DeVault found himself to be a bit high strung early on, but after watching Rosinski, he noticed how even if he got excited or fired up, he never got too high or too low.

There are plenty of challenges that come with coaching at East, and it would be difficult to find a new coach who understands that better than DeVault.

Anything his players have or might experience, it’s a good bet he has encountered plenty of it during his young life.

He was raised in a single parent home, with his mother working hard to help support her three children.

DeVault moved 12 or 13 times before arriving in Green Bay at the start of sixth grade.

He was born in Boston, and along with Massachusetts, he lived in Pennsylvania, Arkansas and Louisiana before arriving in Wisconsin. He also lived in Korea while serving in the Army.

“I feel like I can,” DeVault said of being able to relate to players. “That’s where a little of my own personal values come in, as a staff member. As a coach. I walked the same hallways as they did. I come from the same area. The same neighborhood. Similar situations.

“There is not really anything too much that goes down or that can transpire that is really going to blow me away or make me feel like, ‘Uh, oh. This is too much for me.’”

DeVault will have some familiar faces with him on the sideline. He expects longtime assistant Jim Hayes to be back and doing stats on the bench.

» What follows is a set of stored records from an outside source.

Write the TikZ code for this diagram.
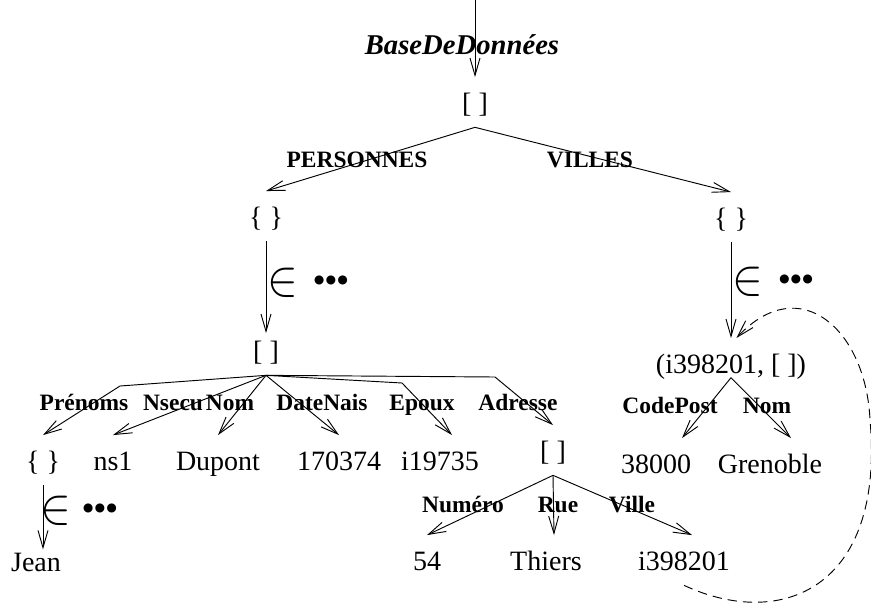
\documentclass[tikz,border=0pt]{standalone}
\usepackage{graphicx}
\usepackage{fontspec}
\setmainfont{Liberation Serif}
\usetikzlibrary{arrows.meta}

\begin{document}
\begin{tikzpicture}[
        x=0.75pt, y=-0.75pt,
        val/.style={anchor=base, font=\fontsize{21}{25}\selectfont, text height=21pt, text depth=6.3pt, inner xsep=2pt, inner ysep=5pt},
        lab/.style={anchor=base, font=\fontsize{17.6}{21}\selectfont\bfseries, inner sep=0pt},
        elem/.style={font=\fontsize{17.28}{20}\selectfont, inner sep=0pt},
        dots/.style={font=\fontsize{25}{28}\selectfont\bfseries, inner sep=0pt},
        arrow/.style={-{Straight Barb[length=13pt, width=7.5pt]}, line width=0.7pt},
        ref/.style={arrow, dash pattern=on 7pt off 4.5pt}
    ]
        \useasboundingbox (0,0) rectangle (871,604);

        % Entry point
        \coordinate (in) at (475,0);
        \node[lab, font=\fontsize{21.5}{26}\selectfont\bfseries\itshape] (db) at (462,54) {BaseDeDonnées};
        \node[val] (root) at (475,112) {[ ]};
        \draw[arrow] (in) -- (root.north);

        % Top level
        \node[val] (pers) at (266,226) {\{ \}};
        \node[val] (vil) at (731,227) {\{ \}};
        \node[lab] (lpers) at (357,167) {PERSONNES};
        \node[lab] (lvil) at (590,167) {VILLES};
        \draw[arrow] (root.south) -- (pers.north);
        \draw[arrow] (root.south) -- (vil.north);

        % One person
        \node[val] (pr) at (266,360) {[ ]};
        \draw[arrow, shorten >=-6pt] (pers.south) -- (pr.north);
        \node[elem] (in1) at (283,283) {\scalebox{2}[2.2]{$\in$}};
        \node[dots] (dots1) at (331,284) {•••};

        % Person fields
        \node[val] (prn) at (43,470) {\{ \}};
        \node[val] (nss) at (113,470) {ns1};
        \node[val] (nom) at (218,470) {Dupont};
        \node[val] (nai) at (339,470) {170374};
        \node[val] (epx) at (440,470) {i19735};
        \node[val] (adr) at (553,460) {[ ]};
        \node[lab] (lprn) at (84,410) {Prénoms};
        \node[lab] (lnss) at (173,410) {Nsecu};
        \node[lab] (lnom) at (230,410) {Nom};
        \node[lab] (lnai) at (322,410) {DateNais};
        \node[lab] (lepx) at (422,410) {Epoux};
        \node[lab] (ladr) at (518,410) {Adresse};
        \draw[arrow] (pr.south) -- (120,386) -- (prn.north);
        \draw[arrow] (pr.south) -- (nss.north);
        \draw[arrow] (pr.south) -- (nom.north);
        \draw[arrow] (pr.south) -- (nai.north);
        \draw[arrow] (pr.south) -- (402,383) -- ([xshift=9pt]epx.north);
        \draw[arrow] (pr.south) -- (495,377) -- (adr.north);

        % First names
        \node[val] (jean) at (36,571) {Jean};
        \draw[arrow, shorten >=-10pt] (prn.south) -- (prn.south |- jean.north);
        \node[elem] (in2) at (56,511) {\scalebox{2}[2.2]{$\in$}};
        \node[dots] (dots2) at (100,512) {•••};

        % Address
        \node[val] (num) at (427,570) {54};
        \node[val] (rue) at (546,570) {Thiers};
        \node[val] (vl) at (684,570) {i398201};
        \node[lab] (lnum) at (463,512) {Numéro};
        \node[lab] (lrue) at (558,512) {Rue};
        \node[lab] (lvl) at (632,512) {Ville};
        \draw[arrow] (adr.south) -- (num.north);
        \draw[arrow] (adr.south) -- ([xshift=6pt]rue.north);
        \draw[arrow] (adr.south) -- ([xshift=6pt]vl.north);

        % One city
        \node[val] (cty) at (731,373) {(i398201, [ ])};
        \draw[arrow] (vil.south) -- (cty.north);
        \node[elem] (in3) at (748,282) {\scalebox{2}[2.2]{$\in$}};
        \node[dots] (dots3) at (796,283) {•••};
        \node[val] (cp) at (656,473) {38000};
        \node[val] (cn) at (770,473) {Grenoble};
        \node[lab] (lcp) at (670,413) {CodePost};
        \node[lab] (lcn) at (767,413) {Nom};
        \draw[arrow] ([yshift=8pt]cty.south) -- ([xshift=19.5pt]cp.north);
        \draw[arrow] ([yshift=8pt]cty.south) -- ([xshift=15.75pt]cn.north);

        % Reference back to the city
        \draw[ref] (vl.south) .. controls (780,630) and (885,590) .. (870,420)
            .. controls (866,330) and (800,270) .. ([xshift=4pt]cty.north);
    \end{tikzpicture}
\end{document}
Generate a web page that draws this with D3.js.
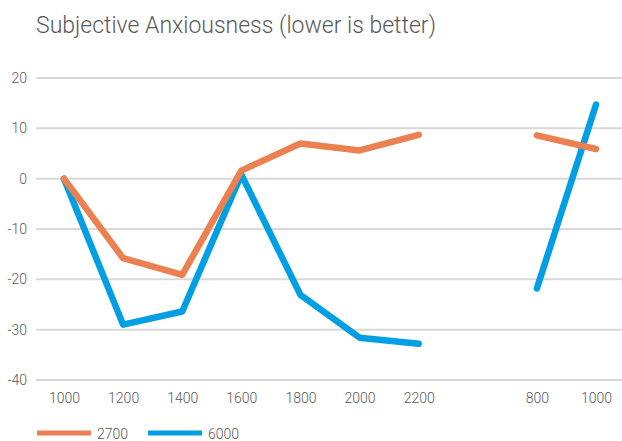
<!DOCTYPE html>
<html>
<head>
<meta charset="utf-8">
<script src="https://cdn.jsdelivr.net/npm/d3@7"></script>
<style>
	body { margin: 0; background: #fff; }
	svg { display: block; font-family: Roboto, "DejaVu Sans", sans-serif; }
</style>
</head>
<body>
<div id="chart"></div>
<script>
// categories on the x axis, "" is the empty slot between the two groups
let categories = ['1000','1200','1400','1600','1800','2000','2200','','800','1000']
let yTicks = [-40,-30,-20,-10,0,10,20]

let series2700 = [0,-15.8,-19.1,1.6,7.0,5.6,8.7,null,8.6,5.9]
let series6000 = [0,-29.0,-26.4,0.8,-23.1,-31.6,-32.8,null,-21.8,14.7]

let seriesNames = ['2700','6000']
let seriesColors = ['#EB8150','#009FE3']

let width = 622, height = 441

let svg = d3.select('#chart')
	.append('svg')
	.attr('width', width)
	.attr('height', height)

svg.append('text')
	.attr('x', 36)
	.attr('y', 33)
	.attr('fill', '#595959')
	.style('font-size', '23px')
	.style('font-weight', 300)
	.text('Subjective Anxiousness (lower is better)')

// use index positions so the two "1000" labels stay separate
let x = d3.scalePoint()
	.domain(d3.range(categories.length))
	.range([64, 596])

let y = d3.scaleLinear()
	.domain([-40, 20])
	.range([380, 78])

// gridlines
svg.append('g')
	.selectAll('line')
	.data(yTicks)
	.enter()
	.append('line')
	.attr('x1', 36)
	.attr('x2', 622)
	.attr('y1', function(d){ return y(d) })
	.attr('y2', function(d){ return y(d) })
	.attr('stroke', '#d9d9d9')
	.attr('stroke-width', 2)

let yAxis = svg.append('g')
	.attr('transform', 'translate(27,0)')
	.call(d3.axisLeft(y).tickValues(yTicks).tickSize(0).tickPadding(0)
		.tickFormat(function(d){ return String(d) }))
yAxis.select('.domain').remove()
yAxis.selectAll('text')
	.attr('fill', '#595959')
	.style('font-size', '14px')
	.style('font-weight', 300)
	.style('font-family', 'Roboto, sans-serif')

let xAxis = svg.append('g')
	.attr('transform', 'translate(0,390)')
	.call(d3.axisBottom(x).tickSize(0).tickPadding(0).tickFormat(function(i){ return categories[i] }))
xAxis.select('.domain').remove()
xAxis.selectAll('text')
	.attr('dy', '0.9em')
	.attr('fill', '#595959')
	.style('font-size', '14px')
	.style('font-weight', 300)
	.style('font-family', 'Roboto, sans-serif')

let line = d3.line()
	.defined(function(d){ return d != null })
	.x(function(d, i){ return x(i) })
	.y(function(d){ return y(d) })

let allSeries = [series2700, series6000]

// draw 6000 first so 2700 sits on top where they cross
;[1,0].forEach(function(k){
	svg.append('path')
		.datum(allSeries[k])
		.attr('fill', 'none')
		.attr('stroke', seriesColors[k])
		.attr('stroke-width', 6.5)
		.attr('stroke-linecap', 'round')
		.attr('stroke-linejoin', 'round')
		.attr('d', line)
})

// legend
let legend = svg.append('g')
	.selectAll('g')
	.data(seriesNames)
	.enter()
	.append('g')
	.attr('transform', function(d, i){ return 'translate(' + (37 + i*111) + ',433)' })

legend.append('line')
	.attr('x1', 0)
	.attr('x2', 54)
	.attr('stroke', function(d, i){ return seriesColors[i] })
	.attr('stroke-width', 5)

legend.append('text')
	.attr('x', 60)
	.attr('y', 6)
	.attr('fill', '#595959')
	.style('font-size', '14px')
	.style('font-weight', 300)
	.text(function(d){ return d })
</script>
</body>
</html>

He hopes to add former East and Marshall University basketball star Dennis Tinnon as a varsity assistant.

The first person DeVault mentioned was longtime team manager Eugene “Geno” Phillips, who attended East in the 1990s and has been a bedrock for the program even longer than Rosinski. If Phillips wants in, he has a spot with the team.

The Red Devils are coming off a season in which they went 19-8 and won a regional championship. But the core of that squad has graduated, including all-time leading scorer Ryan Sweeney.

It’s a strong bet there are going to be growing pains, and that East won’t come close to 19 wins again this season.

DeVault still is optimistic about the future. Sure, there can be pressure replacing the coach who has led East for almost the entire century, but that coach has taught the new one well.

“If all falls in my favor, I feel like I got at least 20 more to go,” DeVault said. “I don’t know if it’s pressure outside so much, but inside personal pressure. Just being a player of Rosinski’s and working for him, he does a lot. He’s done a lot for his players.

“But I’m excited to step in and get things going on the youth side. Get everything churning as to where we can start building here and start getting some strength back within the program and have some fun and get some wins.”